The stadium was left derelict for several years until it was demolished in 1975 as part of a plan to redevelop the football ground, although those plans fell through. The site is now a public open space called Bridge House Meadows. Millwall F.C. have since moved to a new site north of the stadium, with houses now occupying the location of their old ground.

Stock Car History

The birthplace of oval track stock car racing in the UK and the first ever BriSCA Formula One Stock Car Racing took place at the New Cross Stadium, London on Good Friday, 16 April 1954. The final was won by car 11, Chevalier D'Orgeix. Racing continued here until 1956. Three meetings also took place in 1968 whilst Harringay was being revamped. During 1966 racing at the stadium was promoted by Spedeworth International and had its own team, the London Sparrows, who also had Wimbledon Stadium as its home track. The London Sparrows team included Del Stickings, Dave Pierce, Graham North, Johnny Melia, Ken Lambert, John O’Hagon, John Watts, Les Collins, Todd Sweeney and Harry Andrews.

Speedway History

The New Cross Lambs (1934–35), then the New Cross Tamers (1936) speedway teams raced there before the second world war. The New Cross Rangers speedway team rode at the venue from 1937 to 1963.

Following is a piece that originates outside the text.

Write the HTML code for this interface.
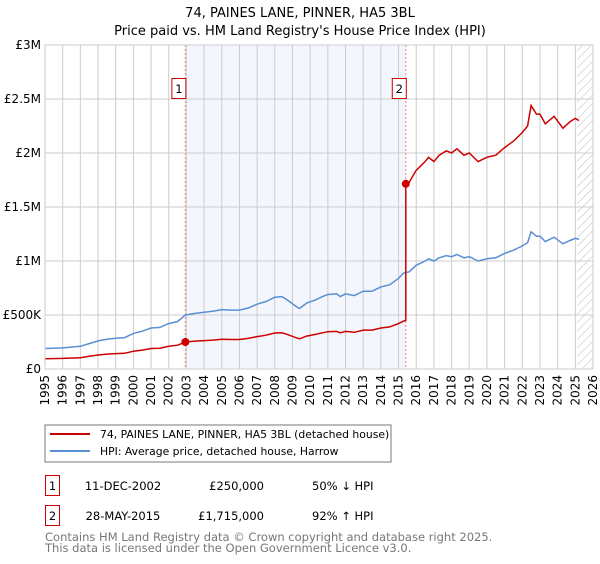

Filming site of the 1949 movie Maniacs on Wheels (also titled Once a Jolly Swagman) starring Dirk Bogarde as a speedway driver.

External links

The New Cross club colours were a black Maltese cross on a burnt orange background. The significance of the cross was purely down to the 'Cross' in the team's name. The colours were brought with the team from Crystal Palace when promoter Fred Mockford transferred the whole operation.